Richardson, Oregon outlast Arizona in Eugene, 74-73

by Kevin Nesgoda

First Half

Despite beginning the game down 7-0 and 20-11, the Ducks fought back with a 16-7 run to end the half, cutting the deficit to 2 at 34-32. Arizona shot 48% (14/31) in the first half, but the Ducks’ 39% (11/28) was helped by 5 three-pointers.

Payton Pritchard struggled in the first, going 2/8 with just 6 points, but Will Richardson’s 10 and Chris Duarte’s 8 carried the Ducks. 

Arizona’s projected lottery pick, Nico Mannion, had 10 points, while the Wildcats’ Zeke Nnaji added 5 points and 10 boards. 

Of course, not to be outdone, Bill Walton ate peanut butter.

Second Half

The second half began with a hilarious encounter between Mario Cristobal, his son (also Mario, although Walton thought it was Marshall), Dave Pasch, and Walton wearing an Oregon football helmet.

But the real battle was between Mannion and Pritchard.
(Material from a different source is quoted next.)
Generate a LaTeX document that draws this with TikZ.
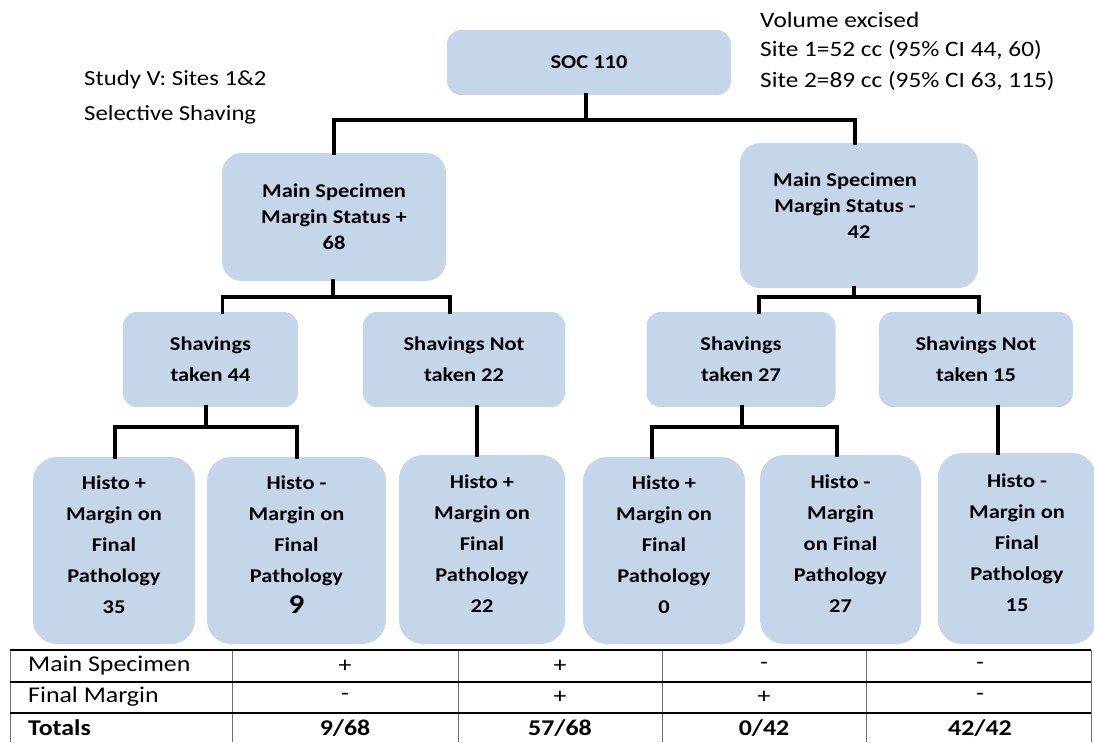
\documentclass[tikz,border=0pt]{standalone}
\usepackage{fontspec}
\setmainfont{Carlito}[FakeStretch=1.15]
\usetikzlibrary{calc}
\definecolor{boxblue}{RGB}{197,214,235}
\definecolor{gridgray}{RGB}{110,110,110}
\begin{document}
\begin{tikzpicture}[x=1pt,y=-1pt,
  box/.style={fill=boxblue,draw=none,rounded corners=14pt,align=center,inner sep=0pt,
    font=\bfseries\fontsize{19.5}{26}\selectfont},
  shav/.style={box,font=\bfseries\fontsize{19.5}{31}\selectfont},
  histo/.style={box,rounded corners=24pt,font=\bfseries\fontsize{19.5}{31}\selectfont},
  conn/.style={line width=3.6pt,line cap=rect},
  note/.style={anchor=west,inner sep=0pt,font=\fontsize{22}{30}\selectfont},
  tcell/.style={inner sep=0pt,font=\fontsize{22.5}{26}\selectfont},
  tbold/.style={inner sep=0pt,font=\bfseries\fontsize{22.5}{26}\selectfont},
  hline/.style={line width=1.8pt},
  vline/.style={line width=0.9pt,draw=gridgray}]
\useasboundingbox (0,0) rectangle (1094,742);

% notes
\node[note,font=\fontsize{21.5}{30}\selectfont] (n1) at (84,80) {Study V: Sites 1\&2};
\node[note,font=\fontsize{21.5}{30}\selectfont] (n2) at (84,115) {Selective Shaving};
\node[note] (v1) at (760,20) {Volume excised};
\node[note] (v2) at (760,50) {Site 1=52 cc (95\% CI 44, 60)};
\node[note] (v3) at (760,81) {Site 2=89 cc (95\% CI 63, 115)};

% boxes
\node[box,minimum width=284pt,minimum height=65pt] (soc) at (589,62.5) {SOC 110};
\node[box,rounded corners=20pt,minimum width=224pt,minimum height=128pt] (lm) at (334,217) {Main Specimen\\Margin Status +\\68};
\node[box,rounded corners=20pt,minimum width=238pt,minimum height=145pt] (rm) at (859,215.5) {\hspace*{-28pt}Main Specimen\\\hspace*{-28pt}Margin Status -\\42\\[-6pt]\mbox{}};

\node[shav,minimum width=175pt,minimum height=95pt] (sh1) at (210.5,359.5) {Shavings\\taken 44};
\node[shav,minimum width=202pt,minimum height=95pt] (sh2) at (464,359.5) {Shavings Not\\taken 22};
\node[shav,minimum width=189pt,minimum height=95pt] (sh3) at (741,359.5) {Shavings\\taken 27};
\node[shav,minimum width=194pt,minimum height=95pt] (sh4) at (976,359.5) {Shavings Not\\taken 15};

\node[histo,minimum width=162pt,minimum height=187pt] (h1) at (114,550.5) {Histo +\\Margin on\\Final\\Pathology\\35\\[-19pt]\mbox{}};
\node[histo,minimum width=179pt,minimum height=187pt] (h2) at (296.5,550.5) {Histo -\\Margin on\\Final\\Pathology\\{\fontsize{27}{31}\selectfont 9}\\[-19pt]\mbox{}};
\node[histo,minimum width=166pt,minimum height=189pt] (h3) at (482,549.5) {Histo +\\Margin on\\Final\\Pathology\\22\\[-19pt]\mbox{}};
\node[histo,minimum width=162pt,minimum height=187pt] (h4) at (664,550.5) {Histo +\\Margin on\\Final\\Pathology\\0\\[-19pt]\mbox{}};
\node[histo,minimum width=161pt,minimum height=189pt] (h5) at (840.5,549.5) {Histo -\\Margin\\on Final\\Pathology\\27\\[-19pt]\mbox{}};
\node[histo,minimum width=158pt,minimum height=191pt] (h6) at (1017,548.5) {Histo -\\Margin on\\Final\\Pathology\\15\\[-19pt]\mbox{}};

% connectors
\draw[conn] ([xshift=-3pt]soc.south) -- ++(0,25) -| (lm.north);
\draw[conn] ([xshift=-3pt]soc.south) -- ++(0,25) -| ([xshift=-4pt]rm.north);
\draw[conn] ([xshift=-1pt]lm.south) -- ++(0,16) -| ([xshift=12pt]sh1.north);
\draw[conn] ([xshift=-1pt]lm.south) -- ++(0,16) -| ([xshift=-14pt]sh2.north);
\draw[conn] ([xshift=-5pt]rm.south) -- ++(0,9) -| ([xshift=18pt]sh3.north);
\draw[conn] ([xshift=-5pt]rm.south) -- ++(0,9) -| ([xshift=3pt]sh4.north);
\draw[conn] ([xshift=-4.5pt]sh1.south) -- ++(0,20) -| ([xshift=1pt]h1.north);
\draw[conn] ([xshift=-4.5pt]sh1.south) -- ++(0,20) -| ([xshift=0.5pt]h2.north);
\draw[conn] ([xshift=13pt]sh2.south) -- ([xshift=-5pt]h3.north);
\draw[conn] ([xshift=1pt]sh3.south) -- ++(0,20) -| ([xshift=-12pt]h4.north);
\draw[conn] ([xshift=1pt]sh3.south) -- ++(0,20) -| ([xshift=-3.5pt]h5.north);
\draw[conn] ([xshift=22pt]sh4.south) -- ([xshift=-19pt]h6.north);

% table
\foreach \x in {10,232,458,662,866,1091} \draw[vline] (\x,650) -- (\x,742);
\draw[hline] (10,650) -- (1091,650);
\draw[hline] (10,682) -- (1091,682);
\draw[hline] (10,713) -- (1091,713);

\node[tcell,anchor=west] (r1) at (28,666) {Main Specimen};
\node[tcell,anchor=west] (r2) at (28,697) {Final Margin};
\node[tbold,anchor=west] (r3) at (28,728) {Totals};
\node[tcell] (c11) at (345,666) {+};
\node[tcell] (c12) at (560,666) {+};
\node[tcell] (c13) at (764,666) {-};
\node[tcell] (c14) at (980,666) {-};
\node[tcell] (c21) at (345,697) {-};
\node[tcell] (c22) at (560,697) {+};
\node[tcell] (c23) at (764,697) {+};
\node[tcell] (c24) at (980,697) {-};
\node[tbold] (c31) at (345,728) {9/68};
\node[tbold] (c32) at (560,728) {57/68};
\node[tbold] (c33) at (764,728) {0/42};
\node[tbold] (c34) at (980,728) {42/42};
\end{tikzpicture}
\end{document}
Offensive rebounds, dizzying dribbling displays, space creation, and—of course—creative scoring, were all on display from both players.

Arizona started spacing the floor better and hitting open shots on offense, but Oregon was ready to respond.

Duarte hit Oregon’s second straight 3 at the 5:26 mark to take a 60-57 lead, but the Wildcats punched back. Out of Sean Miller’s subsequent timeout, Dante picked up his fourth foul. This time he stayed in the game, though.

With a minute to go, Arizona held a 2-point lead. They retained possession and elected to play clock, ignoring the pleas of Walton to score. Mannion threw the ball away. Pritchard hit a fadeaway on Mannion to tie it, then came up huge on the defensive end by blocking Nnaji’s elbow jumper as time expired. Sean Miller’s pleas (which were more like demands) fell on deaf ears, and the game went to overtime.


Will Richardson got the scoring started for the Ducks in overtime with 5 quick points to earn his 19th total. His and-1 gave Oregon a 3-point lead before Mannion buried his first 3 of the night on the other end.

Chris Duarte came up with a big offensive rebound to set up a Mannion foul on Pritchard, causing Miller to reach a new shade of red on the sideline. Replays confirmed the obvious foul, though.

Pritchard went 1/2 to set up a 1-point lead. Arizona coughed up the ball on the next possession, but so did Oregon off the inbound pass. Arizona quickly converted the turnover but Richardson responded just as quickly on the other end.

If possible, the game descended deeper into chaos. Arizona’s Nnaji was trapped in the corner and his pass was intercepted by Pritchard, who landed out of bounds while he was still touching the ball.

Arizona looked to score with 10 seconds left and no timeouts remaining, but Mannion’s ill-advised runner was deflected out of bounds by the Ducks. Wildcat ball, 2 seconds left. The final inbound pass was dropped and a thrilling game ended with a 74-73 scoreline in favor of the Ducks.

Final Lines and Thoughts


  • P. Pritchard – 18pts, 7reb, 6ast, 3stl, 4TO on 6/21 FG, 3/11 3pt
  • W. Richardson – 21pts, 5reb, 4ast on 7/16 FG, 5/5 FT, 2/4 3pt
  • C. Duarte – 17pts, 8reb, 2ast on 5/10 FG, 6/6FT, 1/3 3pt
  • N. Dante – 10pts, 5reb, 2blk on 5/6 FG


  • N. Mannion – 20pts, 3reb, 3ast, 6TO on 9/17 FG, 1/3 3pt
  • Z. Nnaji – 11pts, 14reb, 2 blk on 3/8 FG, 5/8 FT
  • J. Green – 17pts, 5reb on 7/11 FG, 2/4 3pt
  • D. Smith – 11pts, 3reb, 3TO on 4/9 FG, 3/4 3pt

This was a monumental win for Oregon in the following ways:

  • Protecting home court
  • Proving they can win when Pritchard is off by having other guys step up
  • Staying afloat in a very good Pac-12 conference

If the Ducks keep up this kind of effort for a full game, we can fully expect them to be making deep runs in the Pac-12 Tournament and Big Dance at the end of the season. Mind you, they started very slowly in this game, and Arizona had the chance to blow the doors off in the first half.

Beating Arizona is also fun because of what it represents; Oregon is now 9-6 against Arizona in head-to-head matchups since Arizona’s 6-game win streak from 2008-2011. The torch is slowly being passed from Sean Miller to Dana Altman in the Conference of Champions, and this win continued that trend.